▸ RECORDS SUPPLIED

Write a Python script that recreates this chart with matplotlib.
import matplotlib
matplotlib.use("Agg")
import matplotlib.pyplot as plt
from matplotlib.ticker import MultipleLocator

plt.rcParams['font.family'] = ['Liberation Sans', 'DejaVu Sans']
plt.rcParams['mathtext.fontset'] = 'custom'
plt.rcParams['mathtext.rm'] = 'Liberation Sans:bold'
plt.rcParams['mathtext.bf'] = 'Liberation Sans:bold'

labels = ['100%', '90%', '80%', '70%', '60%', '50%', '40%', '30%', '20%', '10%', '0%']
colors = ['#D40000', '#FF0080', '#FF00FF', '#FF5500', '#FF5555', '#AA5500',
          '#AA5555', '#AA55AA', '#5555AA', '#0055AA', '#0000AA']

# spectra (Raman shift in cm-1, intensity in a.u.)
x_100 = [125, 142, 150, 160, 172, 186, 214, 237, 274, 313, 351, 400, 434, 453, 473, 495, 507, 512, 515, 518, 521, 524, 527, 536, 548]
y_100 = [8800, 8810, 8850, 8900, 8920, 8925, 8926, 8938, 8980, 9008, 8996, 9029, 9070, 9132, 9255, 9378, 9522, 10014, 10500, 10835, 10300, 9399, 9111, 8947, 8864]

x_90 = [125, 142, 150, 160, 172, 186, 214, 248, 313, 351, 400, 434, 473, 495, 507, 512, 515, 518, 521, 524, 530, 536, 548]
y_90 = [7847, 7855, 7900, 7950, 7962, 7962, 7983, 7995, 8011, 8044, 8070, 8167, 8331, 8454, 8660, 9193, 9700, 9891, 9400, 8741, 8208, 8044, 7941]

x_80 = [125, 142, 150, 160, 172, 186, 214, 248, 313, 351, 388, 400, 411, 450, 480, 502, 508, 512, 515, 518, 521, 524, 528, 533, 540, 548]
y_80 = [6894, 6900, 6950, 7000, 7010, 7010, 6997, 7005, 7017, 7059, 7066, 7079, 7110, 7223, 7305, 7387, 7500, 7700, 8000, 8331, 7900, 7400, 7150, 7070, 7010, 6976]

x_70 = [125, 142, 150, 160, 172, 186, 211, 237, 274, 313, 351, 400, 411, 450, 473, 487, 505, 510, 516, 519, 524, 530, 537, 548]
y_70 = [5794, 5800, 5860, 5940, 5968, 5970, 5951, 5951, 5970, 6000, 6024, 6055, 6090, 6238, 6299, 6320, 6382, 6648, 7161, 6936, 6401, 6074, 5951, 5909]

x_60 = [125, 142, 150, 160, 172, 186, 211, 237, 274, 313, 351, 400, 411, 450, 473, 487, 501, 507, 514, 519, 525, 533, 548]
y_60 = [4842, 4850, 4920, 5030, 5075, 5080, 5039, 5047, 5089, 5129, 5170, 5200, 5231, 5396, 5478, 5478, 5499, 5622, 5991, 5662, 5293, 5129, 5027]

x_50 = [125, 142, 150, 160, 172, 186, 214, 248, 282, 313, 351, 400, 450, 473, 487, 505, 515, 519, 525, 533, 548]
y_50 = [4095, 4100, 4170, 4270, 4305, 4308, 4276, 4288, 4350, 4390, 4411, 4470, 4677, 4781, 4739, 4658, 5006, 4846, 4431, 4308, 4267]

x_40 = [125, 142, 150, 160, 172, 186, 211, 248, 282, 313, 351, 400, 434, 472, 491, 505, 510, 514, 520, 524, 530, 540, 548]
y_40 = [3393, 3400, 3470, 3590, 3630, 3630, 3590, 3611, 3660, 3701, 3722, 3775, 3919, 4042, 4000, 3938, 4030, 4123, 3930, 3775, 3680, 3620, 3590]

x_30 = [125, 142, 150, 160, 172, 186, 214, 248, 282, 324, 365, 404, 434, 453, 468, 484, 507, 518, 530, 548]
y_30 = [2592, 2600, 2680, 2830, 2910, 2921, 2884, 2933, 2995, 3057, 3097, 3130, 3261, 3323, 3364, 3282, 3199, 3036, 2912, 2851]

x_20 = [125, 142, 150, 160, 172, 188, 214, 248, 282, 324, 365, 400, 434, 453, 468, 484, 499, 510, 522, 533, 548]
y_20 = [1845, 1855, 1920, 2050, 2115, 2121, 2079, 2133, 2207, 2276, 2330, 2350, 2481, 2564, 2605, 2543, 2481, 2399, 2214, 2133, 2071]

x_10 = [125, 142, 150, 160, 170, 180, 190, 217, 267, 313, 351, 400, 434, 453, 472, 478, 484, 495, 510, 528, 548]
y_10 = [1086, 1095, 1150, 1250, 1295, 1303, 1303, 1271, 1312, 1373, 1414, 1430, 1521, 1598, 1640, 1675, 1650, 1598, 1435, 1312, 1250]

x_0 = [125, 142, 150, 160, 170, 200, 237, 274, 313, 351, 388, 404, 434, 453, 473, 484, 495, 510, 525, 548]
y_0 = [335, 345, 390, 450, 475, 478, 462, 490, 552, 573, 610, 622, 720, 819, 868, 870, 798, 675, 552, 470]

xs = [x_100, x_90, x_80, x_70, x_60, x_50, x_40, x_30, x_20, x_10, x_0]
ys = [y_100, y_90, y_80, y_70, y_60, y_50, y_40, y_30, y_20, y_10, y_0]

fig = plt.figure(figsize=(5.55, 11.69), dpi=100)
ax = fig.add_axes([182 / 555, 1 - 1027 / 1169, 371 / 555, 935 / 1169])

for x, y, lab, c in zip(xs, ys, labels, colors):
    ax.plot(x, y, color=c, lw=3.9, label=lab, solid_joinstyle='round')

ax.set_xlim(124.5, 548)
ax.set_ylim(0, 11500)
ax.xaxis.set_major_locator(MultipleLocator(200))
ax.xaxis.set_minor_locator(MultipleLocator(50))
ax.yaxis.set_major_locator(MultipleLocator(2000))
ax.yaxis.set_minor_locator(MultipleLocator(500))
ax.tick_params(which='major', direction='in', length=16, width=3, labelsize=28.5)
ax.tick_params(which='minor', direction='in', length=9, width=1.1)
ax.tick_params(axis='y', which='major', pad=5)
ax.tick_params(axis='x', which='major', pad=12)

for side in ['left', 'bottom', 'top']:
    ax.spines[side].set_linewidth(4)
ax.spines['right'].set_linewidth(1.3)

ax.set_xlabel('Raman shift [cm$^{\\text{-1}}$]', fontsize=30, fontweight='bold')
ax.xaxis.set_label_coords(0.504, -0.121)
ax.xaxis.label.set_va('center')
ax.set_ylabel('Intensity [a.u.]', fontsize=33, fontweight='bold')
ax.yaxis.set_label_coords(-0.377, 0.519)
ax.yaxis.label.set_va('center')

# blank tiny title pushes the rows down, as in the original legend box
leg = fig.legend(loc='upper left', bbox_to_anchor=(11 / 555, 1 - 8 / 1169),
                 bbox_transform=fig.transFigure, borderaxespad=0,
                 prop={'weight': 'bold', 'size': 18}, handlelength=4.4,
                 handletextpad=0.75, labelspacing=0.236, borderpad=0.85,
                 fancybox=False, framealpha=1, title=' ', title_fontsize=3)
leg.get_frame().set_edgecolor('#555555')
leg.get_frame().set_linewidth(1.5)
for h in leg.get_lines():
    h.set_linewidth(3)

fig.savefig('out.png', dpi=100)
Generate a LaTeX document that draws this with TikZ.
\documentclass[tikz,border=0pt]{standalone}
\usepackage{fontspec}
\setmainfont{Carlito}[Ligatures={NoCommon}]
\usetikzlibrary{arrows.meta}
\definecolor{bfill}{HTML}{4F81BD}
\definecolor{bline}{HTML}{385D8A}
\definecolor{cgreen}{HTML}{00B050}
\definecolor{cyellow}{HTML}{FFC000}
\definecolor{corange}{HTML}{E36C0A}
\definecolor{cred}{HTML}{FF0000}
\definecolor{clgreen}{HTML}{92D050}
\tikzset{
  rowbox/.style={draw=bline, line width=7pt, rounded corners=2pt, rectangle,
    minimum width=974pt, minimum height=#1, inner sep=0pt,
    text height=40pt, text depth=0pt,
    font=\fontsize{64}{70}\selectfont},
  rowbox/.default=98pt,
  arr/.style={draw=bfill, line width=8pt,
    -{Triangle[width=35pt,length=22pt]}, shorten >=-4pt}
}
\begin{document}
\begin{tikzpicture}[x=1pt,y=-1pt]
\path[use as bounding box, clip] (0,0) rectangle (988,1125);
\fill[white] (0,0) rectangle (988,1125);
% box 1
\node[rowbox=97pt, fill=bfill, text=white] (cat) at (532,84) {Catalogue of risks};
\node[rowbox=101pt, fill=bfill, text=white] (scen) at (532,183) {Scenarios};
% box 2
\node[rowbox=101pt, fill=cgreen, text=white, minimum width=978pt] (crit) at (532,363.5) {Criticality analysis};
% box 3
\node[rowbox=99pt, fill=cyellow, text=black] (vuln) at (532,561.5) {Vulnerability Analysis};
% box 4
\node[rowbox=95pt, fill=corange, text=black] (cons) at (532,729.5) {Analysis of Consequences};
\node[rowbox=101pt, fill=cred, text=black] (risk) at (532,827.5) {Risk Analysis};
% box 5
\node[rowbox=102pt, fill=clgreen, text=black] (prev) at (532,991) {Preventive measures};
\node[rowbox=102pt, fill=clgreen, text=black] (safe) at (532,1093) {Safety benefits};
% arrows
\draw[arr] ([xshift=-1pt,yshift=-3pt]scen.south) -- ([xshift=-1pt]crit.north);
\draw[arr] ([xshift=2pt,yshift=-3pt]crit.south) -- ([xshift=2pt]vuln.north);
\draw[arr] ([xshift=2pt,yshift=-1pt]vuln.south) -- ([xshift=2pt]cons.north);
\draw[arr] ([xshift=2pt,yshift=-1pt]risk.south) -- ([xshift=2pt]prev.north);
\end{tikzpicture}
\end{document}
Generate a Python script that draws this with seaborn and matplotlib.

▸ SET TASK
Collect, from the material above, every line containing the word "Generate".

▸ EXERCISE OUTPUT
Generate a LaTeX document that draws this with TikZ.
Generate a Python script that draws this with seaborn and matplotlib.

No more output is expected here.